I remember I knew someone who always wore her heart on her sleeve, open, trusting, moved fast sexually, super passionate and sensual kind of person. She went from relationship to relationship, often heartbroken. I remember trying to tell her to at some point to maybe follow some of these rules BUT THEN I don't know why, I started thinking maybe she really didn't need to change anything, after all, many of those traits are why I liked her, why I thought she was such a good person so MAYBE it wasn't that SHE needed to change, it was more about finding the right kind of guy for her. That ended up being my final advice/thoughts to her.

And she did:). Met and married the kind of guy that was not scared off by those traits. Even when I first met him during the dating stage, I was like, yep, he's the one.:yep:
 
^^^I'm sorta split on this one. In the sense that: I've seen relationships that would initially be deemed as dysfunctional, based on what you stated, turn out really well.

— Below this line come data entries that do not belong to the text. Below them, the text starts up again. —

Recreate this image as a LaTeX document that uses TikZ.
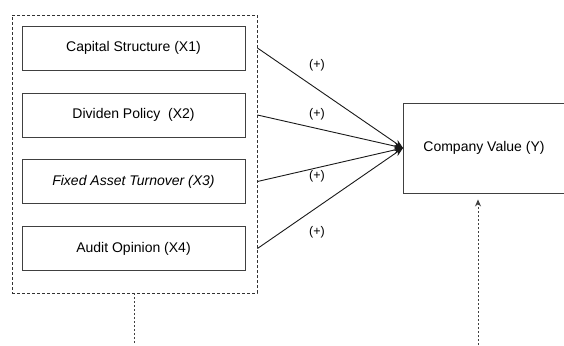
\documentclass[tikz,border=0pt]{standalone}
\usepackage{fontspec}
\setmainfont{Liberation Sans}
\usetikzlibrary{arrows.meta,positioning}

\begin{document}
\begin{tikzpicture}[x=1pt,y=-1pt,
  varbox/.style={draw=black!75,line width=0.9pt,minimum width=223pt,minimum height=44pt,
    inner sep=0pt,font=\fontsize{14}{16}\selectfont},
  groupbox/.style={draw=black!80,line width=0.9pt,dash pattern=on 3pt off 2pt,
    minimum width=245pt,minimum height=278pt,inner sep=0pt},
  effect/.style={draw=black!90,line width=0.9pt,-{Stealth[length=9pt,width=7pt]}},
  signlbl/.style={font=\fontsize{12.5}{14}\selectfont},
  dotline/.style={draw=black!75,line width=0.9pt,dash pattern=on 2pt off 2pt}
]
  \useasboundingbox (0,0) rectangle (564,345);

  \node[groupbox] (group) at (134.5,154) {};
  \node[varbox] (x1) at (133.5,48) {Capital Structure (X1)};
  \node[varbox] (x2) at (133.5,115) {Dividen Policy\ \ (X2)};
  \node[varbox] (x3) at (133.5,181.5) {\itshape Fixed Asset Turnover (X3)};
  \node[varbox] (x4) at (133.5,248.5) {Audit Opinion (X4)};

  \node[varbox,minimum width=161pt,minimum height=90pt] (cv) at (484,148) {Company Value (Y)};

  \draw[effect] (x1 -| group.east) -- (cv.west);
  \draw[effect] (x2 -| group.east) -- (cv.west);
  \draw[effect] (x3 -| group.east) -- (cv.west);
  \draw[effect] (x4 -| group.east) -- (cv.west);

  \node[signlbl] (s1) at (317,65) {(+)};
  \node[signlbl] (s2) at (317,114) {(+)};
  \node[signlbl] (s3) at (317,176) {(+)};
  \node[signlbl] (s4) at (317,232) {(+)};

  \coordinate (lowleft) at (134.5,345);
  \coordinate (lowright) at (478,345);
  \draw[dotline] (group.south) -- (lowleft);
  \draw[dotline,-{Stealth[length=7pt,width=6pt]},shorten >=6pt] (lowright) -- (lowright |- cv.south);
\end{tikzpicture}
\end{document}
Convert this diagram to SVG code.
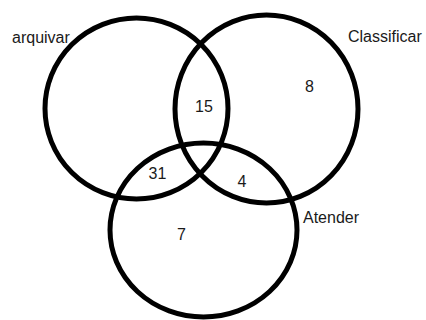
<svg xmlns="http://www.w3.org/2000/svg" width="426" height="320" viewBox="0 0 426 320">
<style>
.set{fill:none;stroke:#000;stroke-width:5}
.lbl{font-family:"Liberation Sans",Arial,sans-serif;font-size:16px;fill:#1a1a1a}
</style>
<rect width="426" height="320" fill="#fff"/>
<g id="arquivar">
<ellipse class="set" cx="136.5" cy="108.5" rx="91.5" ry="90.5"/>
<text class="lbl" x="12" y="43">arquivar</text>
</g>
<g id="classificar">
<ellipse class="set" cx="266.5" cy="109" rx="91.5" ry="94"/>
<text class="lbl" x="348" y="42">Classificar</text>
</g>
<g id="atender">
<ellipse class="set" cx="203.5" cy="230" rx="93.5" ry="87"/>
<text class="lbl" x="303" y="222.5">Atender</text>
</g>
<g id="counts">
<text class="lbl" x="195" y="111.5">15</text>
<text class="lbl" x="305" y="91.5">8</text>
<text class="lbl" x="148.5" y="178.5">31</text>
<text class="lbl" x="237.5" y="186.5">4</text>
<text class="lbl" x="177" y="240">7</text>
</g>
</svg>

Whereas relationships that looked to be perfect on the outside: both spouses have decent jobs, they get married first before having the children, etc etc...boil down to a disaster. Riddle me this.

I didn't use the rules. My relationship looked perfect on the outside. Older women used to say....Wow he is just smitten with you. To the regular bystander....it was just perfect.

I was the science teacher and he was the engineer so we were the STEM couple. We married first before having our child. BUT on the inside it was a mess.

When we got divorced he got all the stuff that HE invested in. Needless to say he left with a Playstation, 55 inch TV, a pole saw, and his clothes. That's it. If I would have followed some rules I would have noticed a LOT of things. He never invested. Men value what they invest in. He NEVER invested in me or the house we lived in. In the course of 6 years I never met his friends. He didn't show me off. I never went to his job or his job functions. He never showed me off to anyone except his family at our wedding. He was resentful if he had to spend money on me for birthdays or anniversaries. He never had money to spend on me or things I liked. He expects 50/50 on a lot and was confused when I wasn't going for it. He lacked leadership skills and every test given for him to "save me" he failed. But I kept turning the other cheek. WHY? Because of his words he loved me (not actions) and he was willing to get married.

I truly do believe if I would have followed some of these rules and looked at the signs....I would have saved myself from a world of trouble by figuring out...he's just not that into you.

These days he is trying to come back home. But just by me merely leaning back I've noticed that his WORDS say he wants to come home but without me rowing the boat....we are stagnant. He still doesn't contact. He still doesn't communicate. He still doesn't lead. He still doesn't care enough. I think in many cases rules can protect you.